Pathways to the new biology: Greg Carter, Ph.D.

Dr. Greg Carter

Ironically, in science today bioinformatics represents a “sky’s the limit” opportunity, while physics operates in a confined space. For Jackson Laboratory Assistant Professor Greg Carter, Ph.D., the switch to systems biology and bioinformatics from theoretical nuclear particle physics offered him “such an open space for progress” in computer modeling.

“Today’s research problems in theoretical physics go back to the 1970s,” says Carter. “As a theorist, you’re dealing with energies at levels from just after the big bang, and there’s no way to test that experimentally.” He laughs. “Well, you get those energies in supernovas. If there’s a supernova relatively nearby in our lifetimes we just might see if one of my theories about dense matter is accurate.”

Because such experiments aren’t feasible, mathematical and computer modeling has progressed far beyond actual experimentation in physics. On the other hand, in biology, where experimentation is advancing rapidly, modeling has fallen way behind, so Carter joined what he saw as a trend and shifted his focus to the new frontier of systems biology. First he modeled gene networks in yeast at the Institute for Systems Biology, then changed to mammalian systems when he moved to The Jackson Laboratory two years ago.

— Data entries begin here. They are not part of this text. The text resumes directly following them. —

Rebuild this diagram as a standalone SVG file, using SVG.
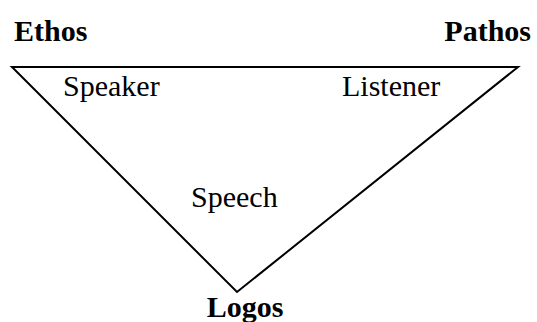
<svg xmlns="http://www.w3.org/2000/svg" width="537" height="322" viewBox="0 0 537 322">
  <style>
    .pole { font-family: "Liberation Serif", "Times New Roman", serif; font-size: 30px; font-weight: bold; fill: #000; }
    .role { font-family: "Liberation Serif", "Times New Roman", serif; font-size: 30px; fill: #000; }
    .edge { fill: none; stroke: #000; stroke-width: 2; stroke-linejoin: miter; }
  </style>
  <rect width="537" height="322" fill="#fff"/>
  <g id="connectors">
    <polygon class="edge" points="12,67 518,67 237,292"/>
  </g>
  <g id="ethos"><text class="pole" x="14" y="41">Ethos</text></g>
  <g id="pathos"><text class="pole" x="531" y="41" text-anchor="end">Pathos</text></g>
  <g id="logos"><text class="pole" x="245" y="317" text-anchor="middle">Logos</text></g>
  <g id="speaker"><text class="role" x="63" y="96">Speaker</text></g>
  <g id="listener"><text class="role" x="342" y="96">Listener</text></g>
  <g id="speech"><text class="role" x="191" y="207">Speech</text></g>
</svg>
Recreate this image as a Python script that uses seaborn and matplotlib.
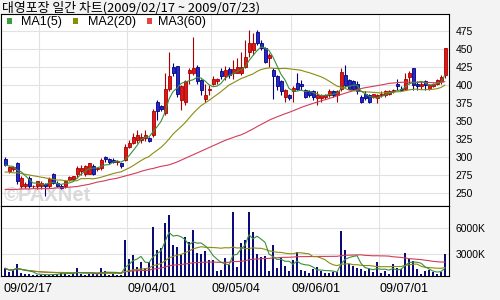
import numpy as np
import pandas as pd
import matplotlib
matplotlib.use("Agg")
import matplotlib.pyplot as plt
from matplotlib.patches import Rectangle
import seaborn as sns

sns.set_theme(style="white")
plt.rcParams['font.family'] = ['Liberation Sans', 'Noto Sans CJK KR', 'DejaVu Sans']
plt.rcParams['patch.force_edgecolor'] = False

title = "대영포장 일간 차트(2009/02/17 ~ 2009/07/23)"
legend_labels = ["MA1(5)", "MA2(20)", "MA3(60)"]
date_labels = ["09/02/17", "09/04/01", "09/05/04", "09/06/01", "09/07/01"]
date_idx = [0, 31, 52, 72, 94]
grid_idx = [9, 31, 52, 72, 94]
price_ticks = [250, 275, 300, 325, 350, 375, 400, 425, 450, 475]
vol_ticks = [3000, 6000]
vol_tick_labels = ["3000K", "6000K"]

open_ = [297, 281, 283, 291, 259, 259, 271, 259, 259, 260, 262, 259, 276, 264, 260, 259, 268, 270, 277, 280,
         276, 277, 288, 283, 284, 300, 297, 296, 293, 291, 296, 314, 320, 323, 324, 326, 326, 330, 377, 371,
         361, 394, 425, 426, 379, 377, 416, 416, 425, 407, 381, 393, 402, 405, 419, 412, 422, 416, 417, 416,
         425, 446, 449, 474, 458, 451, 437, 421, 412, 405, 384, 386, 391, 403, 402, 393, 391, 391, 382, 382,
         383, 386, 392, 386, 395, 414, 407, 405, 402, 384, 388, 386, 384, 382, 386, 386, 388, 391, 402, 395,
         395, 411, 423, 402, 398, 405, 395, 399, 402, 405, 414]
high = [300, 287, 288, 293, 273, 265, 273, 261, 267, 266, 264, 272, 278, 266, 262, 268, 273, 274, 287, 289,
        289, 292, 290, 286, 298, 302, 298, 298, 296, 292, 318, 324, 333, 337, 333, 337, 328, 366, 379, 372,
        416, 446, 430, 427, 400, 407, 423, 467, 428, 409, 402, 400, 412, 410, 423, 427, 425, 435, 437, 446,
        463, 476, 472, 476, 463, 453, 444, 423, 414, 407, 395, 388, 398, 416, 407, 395, 393, 393, 391, 388,
        388, 394, 393, 393, 424, 428, 409, 407, 405, 386, 391, 388, 388, 388, 391, 393, 393, 395, 409, 398,
        416, 419, 424, 405, 405, 407, 402, 403, 409, 414, 452]
low = [287, 278, 280, 262, 257, 257, 257, 257, 256, 255, 246, 257, 262, 258, 256, 257, 266, 268, 271, 275,
       274, 276, 275, 280, 282, 293, 290, 291, 289, 285, 294, 312, 318, 319, 320, 322, 321, 328, 351, 364,
       358, 391, 412, 384, 365, 372, 402, 414, 402, 386, 377, 386, 400, 402, 409, 407, 410, 409, 416, 414,
       423, 439, 442, 456, 449, 430, 425, 381, 393, 386, 377, 379, 377, 393, 393, 382, 384, 379, 372, 377,
       381, 384, 384, 377, 391, 397, 394, 393, 388, 375, 379, 375, 382, 375, 384, 384, 386, 389, 393, 391,
       393, 402, 393, 393, 395, 393, 393, 397, 400, 402, 410]
close = [289, 286, 286, 266, 271, 263, 259, 260, 266, 264, 260, 269, 264, 259, 257, 267, 272, 273, 284, 284,
         287, 291, 277, 284, 296, 297, 293, 293, 294, 287, 314, 320, 328, 330, 328, 331, 322, 364, 364, 366,
         395, 413, 416, 388, 398, 406, 421, 423, 405, 393, 386, 395, 409, 409, 412, 421, 414, 422, 425, 425,
         439, 458, 458, 458, 451, 432, 441, 412, 398, 391, 393, 382, 396, 395, 398, 384, 386, 384, 386, 386,
         386, 392, 386, 391, 418, 400, 395, 395, 391, 377, 382, 377, 387, 386, 388, 391, 391, 393, 398, 393,
         409, 416, 400, 398, 402, 400, 400, 402, 407, 411, 451]
volume_k = [1330, 935, 1130, 1830, 820, 700, 650, 600, 550, 600, 550, 600, 700, 650, 935, 700, 600, 650, 1330, 700,
            600, 650, 700, 650, 1330, 1050, 600, 650, 600, 550, 4630, 2415, 2880, 1520, 2100, 1330, 2100, 6185, 3465, 3660,
            6650, 7550, 4050, 3855, 2880, 5020, 4435, 5800, 3150, 2960, 3385, 2300, 2300, 1015, 1130, 2495, 1715, 7865, 1520, 4245,
            4630, 7865, 5530, 3000, 2610, 2765, 1050, 4050, 1330, 2690, 1600, 1050, 2300, 3195, 1130, 1015, 820, 1210, 1520, 1050,
            745, 745, 935, 935, 5680, 3465, 1830, 1600, 1400, 1210, 1015, 1210, 935, 2100, 820, 1050, 665, 1830, 1330, 1210,
            3150, 2380, 2220, 1210, 665, 1050, 1130, 935, 665, 935, 3000]
# moving-average values before a full window exists
ma20_head = [279, 279, 278, 278, 277, 276, 275, 274, 273, 272, 271, 270, 269, 268, 268, 267, 267, 267, 267]
ma60_head = [255, 255, 255, 255, 255.5, 255.5, 255.5, 256, 256, 256, 256,
             256, 256.5, 257, 257, 257.5, 258, 258.5, 259,
             260, 261, 262, 263.5, 265, 266, 267, 268.5, 269.5, 270.5,
             272, 273.5, 275, 276.5, 278, 280, 281.5, 283, 284, 285.5, 287, 288,
             289, 291, 293, 295.5, 298, 300.5, 303, 305.5, 308, 310.5, 313, 315.5, 318, 320.5, 323, 325, 327, 329]

n = len(close)
idx = np.arange(n)
o = np.array(open_, float); c = np.array(close, float)
h = np.array(high, float); l = np.array(low, float)
cs = pd.Series(c)
ma5 = cs.rolling(5, min_periods=1).mean().values
ma20 = cs.rolling(20).mean().values
ma20[:len(ma20_head)] = ma20_head
ma60 = cs.rolling(60).mean().values
ma60[:len(ma60_head)] = ma60_head
vs = pd.Series(volume_k, dtype=float)
vma5 = vs.rolling(5, min_periods=1).mean().values
vma20 = vs.rolling(20, min_periods=1).mean().values
vma60 = vs.rolling(60, min_periods=1).mean().values

c_green, c_olive, c_red = "#3a8f3a", "#8c8c10", "#d23c5a"
leg_cols = ["#3c9c3c", "#8c8c00", "#e04444"]

W, H = 500, 300
fig = plt.figure(figsize=(5, 3), dpi=100)
fig.patch.set_facecolor("#f3f3f3")
L, R = 1, 449
ax_p = fig.add_axes([L / W, 1 - 206 / H, (R - L) / W, 192 / H])
ax_v = fig.add_axes([L / W, 1 - 276 / H, (R - L) / W, 70 / H], sharex=ax_p)

for ax in (ax_p, ax_v):
    ax.set_facecolor("white")
    for s in ax.spines.values():
        s.set_color("black"); s.set_linewidth(0.8)
    for g in grid_idx:
        ax.axvline(g - 0.5, color="#e2e2e2", lw=0.8, zorder=0)
    ax.yaxis.tick_right()
    ax.tick_params(axis="y", length=0, pad=4.5, labelsize=7.5, colors="black")

ax_p.set_xlim(-1, 111)
ax_p.set_ylim(231.9, 498.6)
ax_p.set_yticks(price_ticks)
ax_p.set_yticklabels([str(t) for t in price_ticks])
for t in price_ticks:
    ax_p.axhline(t, color="#e2e2e2", lw=0.8, zorder=0)

ax_p.text(0.005, 0.055, "©PAXNet", transform=ax_p.transAxes, fontsize=14.5, fontweight="bold",
          color="#dadada", va="center", ha="left", zorder=0.5)

up = c >= o
edge = np.where(up, "#a80000", "#000080")
fill = np.where(up, "#e01818", "#2828c8")
ax_p.vlines(idx, l, h, colors=edge, lw=0.8, zorder=2)
body = np.maximum(np.abs(c - o), 0.9)
ax_p.bar(idx, body, bottom=np.minimum(o, c), width=0.75, color=fill, edgecolor=edge, lw=0.6, zorder=3)

sns.lineplot(x=idx, y=ma60, ax=ax_p, color=c_red, lw=0.8, zorder=4)
sns.lineplot(x=idx, y=ma20, ax=ax_p, color=c_olive, lw=0.8, zorder=4)
sns.lineplot(x=idx, y=ma5, ax=ax_p, color=c_green, lw=0.8, zorder=4)
ax_p.set_xlabel(""); ax_p.set_ylabel("")
ax_p.tick_params(axis="x", length=0, labelbottom=False)

ax_v.set_ylim(430, 8570)
ax_v.set_yticks(vol_ticks)
ax_v.set_yticklabels(vol_tick_labels)
for t in vol_ticks:
    ax_v.axhline(t, color="#e2e2e2", lw=0.8, zorder=0)
ax_v.bar(idx, volume_k, width=0.72, color="#0c0c78", edgecolor="none", lw=0, zorder=2)
sns.lineplot(x=idx, y=vma60, ax=ax_v, color=c_red, lw=0.8, zorder=4)
sns.lineplot(x=idx, y=vma20, ax=ax_v, color=c_olive, lw=0.8, zorder=4)
sns.lineplot(x=idx, y=vma5, ax=ax_v, color=c_green, lw=0.8, zorder=4)
ax_v.set_xlabel(""); ax_v.set_ylabel("")
ax_v.set_xticks([d - 0.5 for d in date_idx])
ax_v.set_xticklabels(date_labels, ha="left", fontsize=9)
ax_v.tick_params(axis="x", length=0, pad=5, colors="black")

fig.text(2 / W, 1 - 7.5 / H, title, fontsize=9.3, family=["Noto Sans CJK KR", "DejaVu Sans"],
         va="center", ha="left", color="black")

sq_x = [6.7, 72.7, 146.7]
tx_x = [21.5, 88, 158]
for sx, tx, lab, col in zip(sq_x, tx_x, legend_labels, leg_cols):
    fig.add_artist(Rectangle((sx / W, 1 - 24 / H), 5.7 / W, 5.7 / H, transform=fig.transFigure,
                             facecolor=col, edgecolor="none", zorder=10))
    fig.text(tx / W, 1 - 21.5 / H, lab, fontsize=9, va="center", ha="left", color="black", zorder=10)

fig.savefig("out.png", dpi=100, facecolor=fig.get_facecolor())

"In physics, you take lots of signals, lots of data points, and develop models that encode the core rules that drive those signals. In genetics here I'm trying to do the same sort of thing: take what’s basically a very messy situation—lots of data, complex biological signals—and boil it down to a few simple rules that are driving them. The rules are so undefined in biology that there’s huge space to explore new data and test models. We still don’t know how complex the models need to be."

Although his physics background has been very helpful to his work, Carter sees the path to working in bioinformatics as far more linear now than it was a decade ago. “If I knew I wanted to get into bioinformatics today, I wouldn’t start in physics. There’s more ability to focus on quantitative biology these days, even as an undergrad. Bioinformatics programs are developing quickly and now provide an entry into the field.”